Talking with Sarath about the omnipresence of concealed weapons in Cambodia (they are everywhere, I am told by extremely reliable sources), he confessed that until fairly recently he was the proud owner of his personal weapon of choice: an AK47 with 1000 rounds of ammunition that he kept handy to thwart would-be robbers. He abandoned the idea sometime ago, burying the AR-10 rifle (and, presumably) the ammo in the ground to rot away. Oh, Cambodia (#2).
It’s tough not to be alarmed by the ubiquitous Cambodian mannequins and not just because they invariably sport sequined gowns of garish colors and designs – often with side slits to one’s armpits – but because of their horrifyingly muscular faces. They resemble 70s-era East German female athletes…think a really feminine Sylvester Stallone – a cross between The Rock and Grace Williams.. Oh, Cambodia (#3).
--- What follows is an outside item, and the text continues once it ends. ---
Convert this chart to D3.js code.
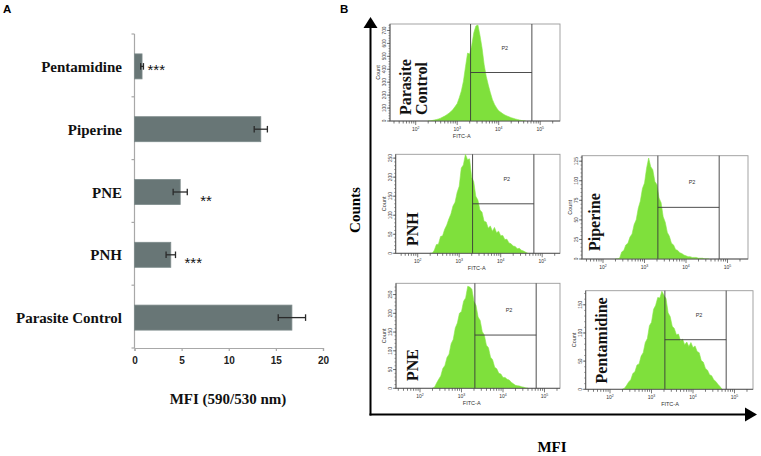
<!DOCTYPE html>
<html><head><meta charset="utf-8">
<script src="https://cdn.jsdelivr.net/npm/d3@7"></script>
<style>body{margin:0;background:#fff}svg{display:block}</style>
</head><body>
<script>
// ---------- Panel A data ----------
const categories = ["Pentamidine", "Piperine", "PNE", "PNH", "Parasite Control"];
const mfiValues = [0.8, 13.4, 4.85, 3.85, 16.7];
const mfiErrors = [0.15, 0.7, 0.75, 0.5, 1.45];
const significance = ["***", "", "**", "***", ""];
const xTicksA = [0, 5, 10, 15, 20];

// ---------- Panel B data ----------
const histNames = [["Parasite", "Control"], ["PNH"], ["Piperine"], ["PNE"], ["Pentamidine"]];
const histLogStart = 2.3, histLogStep = 0.05;
const countsControl = [0,0,4,8,11,16,22,30,38,49,60,73,90,112,135,180,232,308,420,525,518,585,682,735,742,660,562,435,345,278,218,165,128,101,79,68,56,46,39,32,26,21,16,12,8,4,2,0];
const countsPNH = [0,0,8,23,24,44,46,63,74,90,103,124,134,160,176,224,232,260,246,248,200,188,150,140,114,108,84,82,66,72,58,68,54,58,46,47,36,37,27,25,19,18,12,13,8,6,3,0];
const countsPiperine = [0,0,1,9,11,18,20,28,32,44,50,65,74,90,97,116,129,118,114,99,95,78,72,54,47,34,29,20,18,12,11,8,7,5,4,3,3,2,2,2,1,1,1,0,0,0];
const countsPNE = [0,3,14,24,33,53,61,82,91,119,130,161,174,200,205,232,241,272,270,264,232,221,190,181,151,142,115,108,83,76,56,52,40,38,29,29,24,22,16,12,8,7,6,4,3,1,0];
const countsPentamidine = [0,2,7,13,17,28,31,43,45,59,65,83,90,113,119,142,149,163,162,174,167,161,136,129,112,108,97,98,86,89,79,84,76,83,74,77,67,65,51,48,37,34,26,24,17,14,9,5,0];
const histCounts = [countsControl, countsPNH, countsPiperine, countsPNE, countsPentamidine];
const countMax = [750, 260, 132, 280, 175];
const countTicks = [[0,100,200,300,400,500,600,700],[0,50,100,150,200,250],[0,25,50,75,100,125],[0,50,100,150,200,250],[0,50,100,150]];
const gateLow = 2100, gateHigh = 63000;
const gateCount = [375, 130, 66, 142, 88];
const decadeTicks = [100, 1000, 10000, 100000];
const decadeExp = ["2", "3", "4", "5"];
const showFitc = [true, true, false, true, true];

// ---------- layout ----------
const W = 761, H = 456;
const svg = d3.select("body").append("svg").attr("width", W).attr("height", H);
const serif = "'Liberation Serif','Times New Roman',serif";
const sans = "'Liberation Sans',Arial,sans-serif";

// ===== Panel A =====
svg.append("text").attr("x", 3).attr("y", 13).text("A")
  .attr("font-family", sans).attr("font-weight", "bold").attr("font-size", 11.5);

const xA = d3.scaleLinear().domain([0, 20]).range([134.5, 323]);
const yA = d3.scaleBand().domain(categories).range([34, 348]).paddingInner(0.6).paddingOuter(0.3);
const axisCol = "#a8a8a8";
const gA = svg.append("g");

gA.append("line").attr("x1", xA(0)).attr("x2", xA(0)).attr("y1", 34).attr("y2", 348)
  .attr("stroke", axisCol).attr("stroke-width", 1.2);
const bounds = d3.range(categories.length + 1).map(i => 34 + i * (314 / categories.length));
gA.selectAll(".ytk").data(bounds).enter().append("line")
  .attr("x1", xA(0) - 3).attr("x2", xA(0)).attr("y1", d => d).attr("y2", d => d)
  .attr("stroke", axisCol).attr("stroke-width", 1.2);

const xAxisA = d3.axisBottom(xA).tickValues(xTicksA).tickSize(3).tickPadding(6);
const gx = gA.append("g").attr("transform", "translate(0,348)").call(xAxisA);
gx.select(".domain").attr("stroke", axisCol).attr("stroke-width", 1.2);
gx.selectAll(".tick line").attr("stroke", axisCol).attr("stroke-width", 1.2);
gx.selectAll(".tick text").attr("font-family", sans).attr("font-weight", "bold")
  .attr("font-size", 10).attr("fill", "#222");

const barH = 25;
const barY = d => yA(d) + yA.bandwidth() / 2 - barH / 2 + 1;
gA.selectAll(".bar").data(categories).enter().append("rect")
  .attr("x", xA(0)).attr("y", d => barY(d))
  .attr("width", (d, i) => xA(mfiValues[i]) - xA(0)).attr("height", barH)
  .attr("fill", "#687676").attr("stroke", "#7d8a8a").attr("stroke-width", 0.8);

categories.forEach((c, i) => {
  const cy = barY(c) + barH / 2;
  const lo = xA(mfiValues[i] - mfiErrors[i]), hi = xA(mfiValues[i] + mfiErrors[i]);
  const g = gA.append("g").attr("stroke", "#2a2a2a").attr("stroke-width", 1.3);
  g.append("line").attr("x1", lo).attr("x2", hi).attr("y1", cy).attr("y2", cy);
  g.append("line").attr("x1", lo).attr("x2", lo).attr("y1", cy - 3.3).attr("y2", cy + 3.3);
  g.append("line").attr("x1", hi).attr("x2", hi).attr("y1", cy - 3.3).attr("y2", cy + 3.3);
});

const sigGap = [4, 0, 13, 9, 0], sigDy = [0, 0, 5, 5, 0];
categories.forEach((c, i) => {
  if (!significance[i]) return;
  const cy = barY(c) + barH / 2 + sigDy[i];
  gA.append("text").attr("x", xA(mfiValues[i] + mfiErrors[i]) + sigGap[i]).attr("y", cy + 8.5)
    .text(significance[i]).attr("font-family", sans)
    .attr("font-size", 15).attr("fill", "#111");
});

gA.selectAll(".cat").data(categories).enter().append("text")
  .attr("x", 122).attr("y", d => barY(d) + barH / 2 + 5.5).attr("text-anchor", "end")
  .text(d => d).attr("font-family", serif).attr("font-weight", "bold").attr("font-size", 15).attr("fill", "#111");

gA.append("text").attr("x", 228).attr("y", 404).attr("text-anchor", "middle")
  .text("MFI (590/530 nm)").attr("font-family", serif).attr("font-weight", "bold").attr("font-size", 15).attr("fill", "#111");

// ===== Panel B =====
svg.append("text").attr("x", 340).attr("y", 13).text("B")
  .attr("font-family", sans).attr("font-weight", "bold").attr("font-size", 11.5);

const axX = 370.5, axY = 414.5;
svg.append("line").attr("x1", axX).attr("x2", axX).attr("y1", axY + 1).attr("y2", 26)
  .attr("stroke", "#000").attr("stroke-width", 2);
svg.append("path").attr("d", `M${axX - 7},28 L${axX},17 L${axX + 7},28 Z`).attr("fill", "#000");
svg.append("line").attr("x1", axX - 1).attr("x2", 747).attr("y1", axY).attr("y2", axY)
  .attr("stroke", "#000").attr("stroke-width", 2);
svg.append("path").attr("d", `M745,${axY - 7} L757,${axY} L745,${axY + 7} Z`).attr("fill", "#000");
svg.append("text").attr("transform", "translate(360,210) rotate(-90)").attr("text-anchor", "middle")
  .text("Counts").attr("font-family", serif).attr("font-weight", "bold").attr("font-size", 15);
svg.append("text").attr("x", 552).attr("y", 452).attr("text-anchor", "middle")
  .text("MFI").attr("font-family", serif).attr("font-weight", "bold").attr("font-size", 15);

const histLayout = [
  {x0: 390, x1: 560, y0: 24, y1: 121, d2: 415.7, lab: [411, 427], labY: 115, fx: 461.7},
  {x0: 395.7, x1: 560, y0: 154.3, y1: 253.3, d2: 417.7, lab: [417.5], labY: 246, fx: 476.7},
  {x0: 582, x1: 748, y0: 155.7, y1: 259, d2: 603, lab: [600], labY: 251, fx: 0},
  {x0: 396, x1: 560, y0: 283.3, y1: 388.3, d2: 420, lab: [418], labY: 381, fx: 471.7},
  {x0: 585.7, x1: 753, y0: 290.7, y1: 389.3, d2: 610, lab: [607], labY: 383.5, fx: 670}
];
const decPx = 41.5;
const green = "#7fe03c";

histLayout.forEach((L, k) => {
  const g = svg.append("g");
  const x = d3.scaleLog().domain([100, 1000]).range([L.d2, L.d2 + decPx]);
  const y = d3.scaleLinear().domain([0, countMax[k]]).range([L.y1, L.y0]);
  const data = histCounts[k].map((c, i) => ({v: Math.pow(10, histLogStart + i * histLogStep), c}));
  const cid = "clip" + k;
  svg.append("clipPath").attr("id", cid).append("rect")
    .attr("x", L.x0).attr("y", L.y0).attr("width", L.x1 - L.x0).attr("height", L.y1 - L.y0);
  g.append("rect").attr("x", L.x0).attr("y", L.y0).attr("width", L.x1 - L.x0).attr("height", L.y1 - L.y0)
    .attr("fill", "#fff").attr("stroke", "#9a9a9a").attr("stroke-width", 0.9);
  g.append("path").datum(data).attr("clip-path", `url(#${cid})`)
    .attr("d", d3.area().x(d => x(d.v)).y0(y(0)).y1(d => y(d.c)))
    .attr("fill", green).attr("stroke", "#8ae84a").attr("stroke-width", 0.6);
  const gs = "#3a3a3a";
  g.append("line").attr("x1", x(gateLow)).attr("x2", x(gateLow)).attr("y1", L.y0).attr("y2", L.y1).attr("stroke", gs).attr("stroke-width", 0.9);
  g.append("line").attr("x1", x(gateHigh)).attr("x2", x(gateHigh)).attr("y1", L.y0).attr("y2", L.y1).attr("stroke", gs).attr("stroke-width", 0.9);
  g.append("line").attr("x1", x(gateLow)).attr("x2", x(gateHigh)).attr("y1", y(gateCount[k])).attr("y2", y(gateCount[k])).attr("stroke", gs).attr("stroke-width", 0.9);
  g.append("text").attr("x", x(14000)).attr("y", y(countMax[k] * 0.75) + 2).attr("text-anchor", "middle")
    .text("P2").attr("font-family", sans).attr("font-size", 5.5).attr("fill", "#333");
  g.append("line").attr("x1", L.x0).attr("x2", L.x1).attr("y1", L.y1).attr("y2", L.y1).attr("stroke", "#555").attr("stroke-width", 0.9);
  g.append("line").attr("x1", L.x0).attr("x2", L.x0).attr("y1", L.y0).attr("y2", L.y1).attr("stroke", "#555").attr("stroke-width", 0.9);
  const minors = [];
  for (let e = 1; e <= 5; e++) for (let m = 1; m <= 9; m++) {
    const v = m * Math.pow(10, e);
    if (x(v) >= L.x0 + 1 && x(v) <= L.x1 - 1) minors.push({v, major: m === 1});
  }
  g.selectAll(".xt").data(minors).enter().append("line")
    .attr("x1", d => x(d.v)).attr("x2", d => x(d.v)).attr("y1", L.y1).attr("y2", d => L.y1 + (d.major ? 4 : 2.5))
    .attr("stroke", "#444").attr("stroke-width", 0.7);
  decadeTicks.forEach((v, j) => {
    const t = g.append("text").attr("x", x(v)).attr("y", L.y1 + 10).attr("text-anchor", "middle")
      .attr("font-family", sans).attr("font-size", 5).attr("fill", "#333");
    t.append("tspan").text("10");
    t.append("tspan").attr("dy", -2).attr("font-size", 3.5).text(decadeExp[j]);
  });
  if (showFitc[k]) {
    g.append("text").attr("x", L.fx).attr("y", L.y1 + 17).attr("text-anchor", "middle")
      .text("FITC-A").attr("font-family", sans).attr("font-size", 5.5).attr("fill", "#333");
  }
  const yt = countTicks[k];
  const ystep = yt[1] - yt[0];
  const yminor = d3.range(0, countMax[k], ystep / 5);
  g.selectAll(".ym").data(yminor).enter().append("line")
    .attr("x1", L.x0 - 1.5).attr("x2", L.x0).attr("y1", d => y(d)).attr("y2", d => y(d))
    .attr("stroke", "#555").attr("stroke-width", 0.6);
  g.selectAll(".yl").data(yt).enter().append("line")
    .attr("x1", L.x0 - 3).attr("x2", L.x0).attr("y1", d => y(d)).attr("y2", d => y(d))
    .attr("stroke", "#444").attr("stroke-width", 0.7);
  g.selectAll(".ytx").data(yt).enter().append("text")
    .attr("transform", d => `translate(${L.x0 - 4},${y(d)}) rotate(-90)`).attr("text-anchor", "middle")
    .text(d => d).attr("font-family", sans).attr("font-size", 4.8).attr("fill", "#444");
  g.append("text").attr("transform", `translate(${L.x0 - 10},${(L.y0 + L.y1) / 2}) rotate(-90)`).attr("text-anchor", "middle")
    .text("Count").attr("font-family", sans).attr("font-size", 5.5).attr("fill", "#333");
  histNames[k].forEach((s, j) => {
    g.append("text").attr("transform", `translate(${L.lab[j]},${L.labY}) rotate(-90)`)
      .text(s).attr("font-family", serif).attr("font-weight", "bold").attr("font-size", 16).attr("fill", "#111");
  });
});
</script>
</body></html>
Only a Cambodian woman could pull off wearing an ensemble like this at 8 a.m. on a Saturday and still look beautiful: brilliant, billowing red and white polka dot pajama trousers and a two-tone orange golf shirt. You wear that in the States, you’re getting a visit from social services.
Note to kindly (and apparently hard of hearing) elderly neighbor: I really won’t mind if, for a change, tomorrow morning at 4:30 you do not turn your radio up to full volume to hear the broadcast monk’s chanting followed by local news and chat. Really, I’ll manage without. Once, it was amusing and quaint. Now I’m thinking of trowing mangoes at you in response to the auditory assault.
Update on the recent bad run of crime I’ve been witness to: last week while riding a tuk tuk with our friend Reth on the way to lunch, a motorbike rider zoomed up on the right side and ripped the gold necklace from her neck. It was a gift from her sister, a token of good luck to help Reth on the road to recovery after having been sick for a month. She is devastated; I am disgusted. Enough!